Regression testing plan
What tests will we perform to mitigate the risks that we identified?
Again, the goal is not to validate the changes, but to make sure that the changes have not broken anything.
The regression testing plan is devised from the risk analysis:
- The set of test scenarios that must be tested to cover the area at risk
- The set of devices/OS/browsers that must be tested, from a device compatibility point of view
This could also include exploratory testing charters.
Validation by partners
What checks do we recommend partners to do?

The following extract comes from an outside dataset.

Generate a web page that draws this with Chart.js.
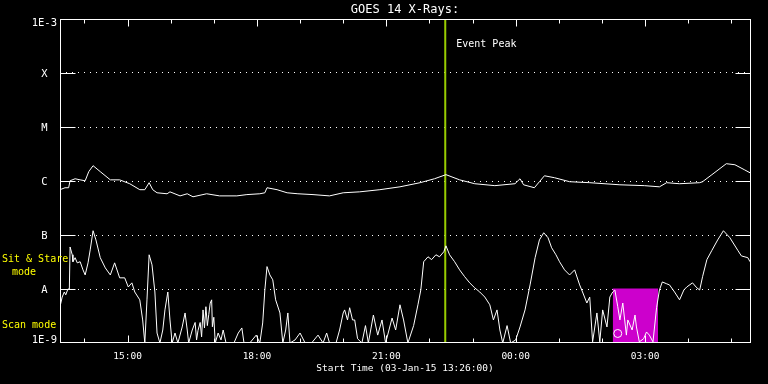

We are not working alone. We have several kinds of partners:
- We are producing a library that will be used by internal customers
- Some features require a formal validation by some third-party company to certify that our product follow the market specifications
- Some features are critical to the business path of partners, so they want to make sure we don’t break anything on the critical business features
How do we handle these partners? How do we involve them just enough? While we can’t bypass them, we don’t want to involve them too much either as it would otherwise impede our speed. Indeed, validation by partners is usually a lengthy, blocking process.
In this section we propose a compromise between full involvement and total avoidance of the partners. In any case, this is only a recommendation: it is up to the partners to decide if they want to follow it or not.
It is essential to provide the partners with the full risk mitigation strategy. Otherwise they won’t be able to choose between following and not following our recommendation. It is only with all the information in hand that they are able to compromise and not to go the full regression testing route.
Push to production strategy
Will we push to production incrementally or all-at-once? If we go the incremental way, what are the steps?
Finally, we propose a push to production strategy.
At the moment our tooling is not the most appropriate for real incremental deployment, so we might want to avoid the hassle for trivial changes and speed-up the release pace instead.
There are also cases where incremental push to production does not really help detecting problems early.
It also happened that our partners asked explicitly for an incremental push to production instead of running any regression testing on their side.